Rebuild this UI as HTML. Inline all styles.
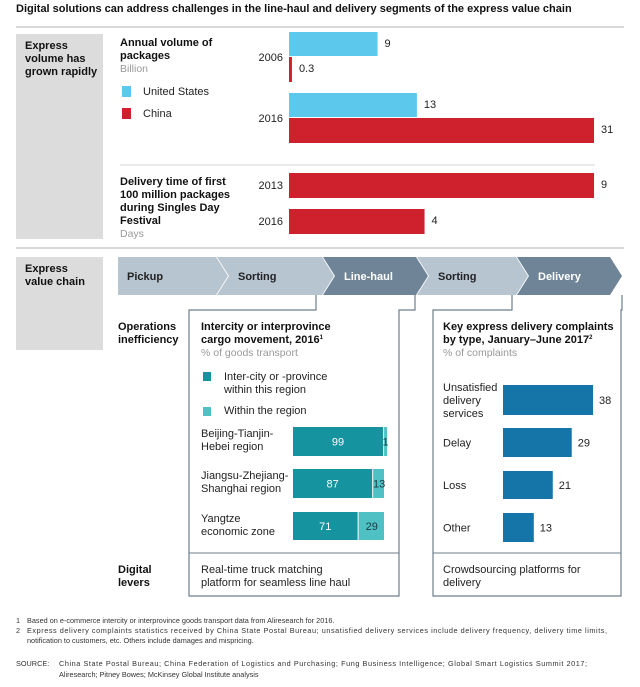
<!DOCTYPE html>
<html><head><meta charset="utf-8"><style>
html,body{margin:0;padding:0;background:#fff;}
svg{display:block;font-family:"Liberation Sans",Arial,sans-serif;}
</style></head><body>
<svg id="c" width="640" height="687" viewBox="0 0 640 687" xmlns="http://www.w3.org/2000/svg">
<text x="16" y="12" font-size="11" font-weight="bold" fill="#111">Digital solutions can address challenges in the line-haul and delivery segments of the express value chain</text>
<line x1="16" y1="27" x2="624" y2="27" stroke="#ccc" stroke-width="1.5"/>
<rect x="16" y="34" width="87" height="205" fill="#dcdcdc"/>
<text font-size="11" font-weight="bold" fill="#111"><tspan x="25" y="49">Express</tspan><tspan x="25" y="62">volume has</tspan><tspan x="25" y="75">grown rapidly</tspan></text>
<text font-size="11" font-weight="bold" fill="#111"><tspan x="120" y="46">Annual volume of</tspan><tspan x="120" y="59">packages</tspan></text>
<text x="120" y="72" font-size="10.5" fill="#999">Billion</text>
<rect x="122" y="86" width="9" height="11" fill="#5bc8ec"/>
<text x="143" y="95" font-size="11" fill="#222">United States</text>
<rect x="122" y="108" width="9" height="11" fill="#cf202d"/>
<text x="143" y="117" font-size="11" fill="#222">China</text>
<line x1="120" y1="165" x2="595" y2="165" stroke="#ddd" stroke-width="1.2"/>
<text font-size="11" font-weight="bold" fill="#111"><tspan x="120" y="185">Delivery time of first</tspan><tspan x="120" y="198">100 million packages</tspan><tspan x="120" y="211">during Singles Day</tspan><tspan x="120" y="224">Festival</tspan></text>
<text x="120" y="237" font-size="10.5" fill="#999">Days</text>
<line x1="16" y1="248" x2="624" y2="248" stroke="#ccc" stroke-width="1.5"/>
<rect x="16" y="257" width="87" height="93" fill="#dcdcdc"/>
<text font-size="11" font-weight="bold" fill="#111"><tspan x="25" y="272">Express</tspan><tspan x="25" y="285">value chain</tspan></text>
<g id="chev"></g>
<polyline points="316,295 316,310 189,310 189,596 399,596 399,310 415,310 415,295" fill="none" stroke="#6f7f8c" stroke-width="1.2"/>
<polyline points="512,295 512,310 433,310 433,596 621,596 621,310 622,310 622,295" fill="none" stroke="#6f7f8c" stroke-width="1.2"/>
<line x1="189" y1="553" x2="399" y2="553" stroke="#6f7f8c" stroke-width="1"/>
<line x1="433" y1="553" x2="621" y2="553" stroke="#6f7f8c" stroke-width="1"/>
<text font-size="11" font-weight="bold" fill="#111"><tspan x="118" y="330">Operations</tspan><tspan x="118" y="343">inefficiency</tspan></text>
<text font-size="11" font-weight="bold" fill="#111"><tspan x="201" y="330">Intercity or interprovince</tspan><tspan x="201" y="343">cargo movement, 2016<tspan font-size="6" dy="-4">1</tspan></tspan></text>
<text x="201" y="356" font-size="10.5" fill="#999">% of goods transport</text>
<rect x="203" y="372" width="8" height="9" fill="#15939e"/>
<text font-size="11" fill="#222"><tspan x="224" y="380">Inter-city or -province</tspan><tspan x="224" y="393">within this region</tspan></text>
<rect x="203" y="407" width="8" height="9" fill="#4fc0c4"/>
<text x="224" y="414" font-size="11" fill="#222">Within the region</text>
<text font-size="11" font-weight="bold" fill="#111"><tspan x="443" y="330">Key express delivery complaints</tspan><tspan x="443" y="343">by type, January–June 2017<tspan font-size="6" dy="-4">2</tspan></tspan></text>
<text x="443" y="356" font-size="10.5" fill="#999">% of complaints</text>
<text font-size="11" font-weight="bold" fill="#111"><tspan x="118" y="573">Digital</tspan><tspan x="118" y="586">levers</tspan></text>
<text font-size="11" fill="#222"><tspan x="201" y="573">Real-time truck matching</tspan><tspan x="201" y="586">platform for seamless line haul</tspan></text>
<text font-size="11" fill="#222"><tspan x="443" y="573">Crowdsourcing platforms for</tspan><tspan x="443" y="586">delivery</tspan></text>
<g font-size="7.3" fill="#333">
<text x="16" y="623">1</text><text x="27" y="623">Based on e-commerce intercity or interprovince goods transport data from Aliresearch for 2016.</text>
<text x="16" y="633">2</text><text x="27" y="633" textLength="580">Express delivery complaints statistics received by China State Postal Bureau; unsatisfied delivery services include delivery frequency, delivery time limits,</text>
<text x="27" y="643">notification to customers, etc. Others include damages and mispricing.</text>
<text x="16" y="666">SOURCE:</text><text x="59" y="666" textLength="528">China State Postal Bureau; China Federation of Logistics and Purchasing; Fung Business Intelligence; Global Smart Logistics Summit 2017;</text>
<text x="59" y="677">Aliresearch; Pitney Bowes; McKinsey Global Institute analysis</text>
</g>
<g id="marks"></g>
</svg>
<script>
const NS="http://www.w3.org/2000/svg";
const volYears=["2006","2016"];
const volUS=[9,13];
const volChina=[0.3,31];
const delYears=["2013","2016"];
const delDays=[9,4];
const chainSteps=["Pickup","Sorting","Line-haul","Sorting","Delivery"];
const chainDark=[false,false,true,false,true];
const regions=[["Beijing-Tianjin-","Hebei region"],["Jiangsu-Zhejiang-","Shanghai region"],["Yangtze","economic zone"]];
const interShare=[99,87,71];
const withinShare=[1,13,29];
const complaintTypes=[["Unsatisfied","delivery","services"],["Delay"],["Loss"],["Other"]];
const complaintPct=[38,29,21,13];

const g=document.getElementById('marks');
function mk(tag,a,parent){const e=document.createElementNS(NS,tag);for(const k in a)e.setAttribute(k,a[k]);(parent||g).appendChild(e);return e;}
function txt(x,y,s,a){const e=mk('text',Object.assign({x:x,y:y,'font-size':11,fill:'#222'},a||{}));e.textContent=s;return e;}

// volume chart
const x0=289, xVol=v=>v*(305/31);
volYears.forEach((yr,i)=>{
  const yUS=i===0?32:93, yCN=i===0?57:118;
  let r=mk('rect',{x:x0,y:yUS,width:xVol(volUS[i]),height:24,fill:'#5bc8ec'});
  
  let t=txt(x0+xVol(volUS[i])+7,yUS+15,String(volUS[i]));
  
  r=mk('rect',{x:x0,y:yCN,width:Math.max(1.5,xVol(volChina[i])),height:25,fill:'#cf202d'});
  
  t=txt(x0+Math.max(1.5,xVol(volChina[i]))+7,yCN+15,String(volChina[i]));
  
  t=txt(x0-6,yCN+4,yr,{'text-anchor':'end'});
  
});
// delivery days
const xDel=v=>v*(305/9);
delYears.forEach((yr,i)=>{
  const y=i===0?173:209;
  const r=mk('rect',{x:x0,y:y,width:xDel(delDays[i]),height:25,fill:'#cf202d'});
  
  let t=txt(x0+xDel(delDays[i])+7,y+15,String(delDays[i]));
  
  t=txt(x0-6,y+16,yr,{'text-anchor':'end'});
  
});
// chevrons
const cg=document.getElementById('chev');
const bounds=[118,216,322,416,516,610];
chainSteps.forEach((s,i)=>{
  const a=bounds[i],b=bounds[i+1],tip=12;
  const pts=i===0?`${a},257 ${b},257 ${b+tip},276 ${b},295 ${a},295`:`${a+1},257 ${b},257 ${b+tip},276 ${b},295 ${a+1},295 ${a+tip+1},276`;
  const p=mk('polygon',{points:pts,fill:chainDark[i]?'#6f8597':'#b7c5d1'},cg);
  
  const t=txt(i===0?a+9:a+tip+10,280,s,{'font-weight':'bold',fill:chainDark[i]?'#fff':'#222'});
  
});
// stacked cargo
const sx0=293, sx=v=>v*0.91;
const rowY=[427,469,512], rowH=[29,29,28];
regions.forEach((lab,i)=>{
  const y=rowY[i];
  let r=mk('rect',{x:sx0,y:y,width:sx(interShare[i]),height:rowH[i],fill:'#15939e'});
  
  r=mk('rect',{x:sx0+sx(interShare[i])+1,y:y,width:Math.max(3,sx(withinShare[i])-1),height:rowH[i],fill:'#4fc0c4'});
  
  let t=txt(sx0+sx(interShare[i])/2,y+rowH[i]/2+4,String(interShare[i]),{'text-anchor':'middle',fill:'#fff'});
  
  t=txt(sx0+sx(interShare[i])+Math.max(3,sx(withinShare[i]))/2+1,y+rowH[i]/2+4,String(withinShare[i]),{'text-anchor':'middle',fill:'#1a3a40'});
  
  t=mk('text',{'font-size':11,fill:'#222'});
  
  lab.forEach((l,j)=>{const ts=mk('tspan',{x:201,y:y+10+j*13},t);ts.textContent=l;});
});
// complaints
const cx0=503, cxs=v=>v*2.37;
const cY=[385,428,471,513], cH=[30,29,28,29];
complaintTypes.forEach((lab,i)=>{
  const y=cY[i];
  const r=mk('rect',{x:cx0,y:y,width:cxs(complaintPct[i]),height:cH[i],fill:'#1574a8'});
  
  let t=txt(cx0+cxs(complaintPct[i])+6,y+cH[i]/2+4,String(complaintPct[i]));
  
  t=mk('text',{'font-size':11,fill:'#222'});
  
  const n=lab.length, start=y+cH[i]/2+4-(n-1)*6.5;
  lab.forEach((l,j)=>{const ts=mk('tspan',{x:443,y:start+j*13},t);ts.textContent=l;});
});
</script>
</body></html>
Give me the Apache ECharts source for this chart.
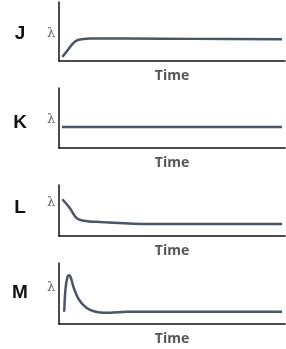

-- What you have to do --
Show all lines in the entries above where the word "chart" appears.

-- Result of the exercise --
// volume chart
Give me the Apache ECharts source for this chart.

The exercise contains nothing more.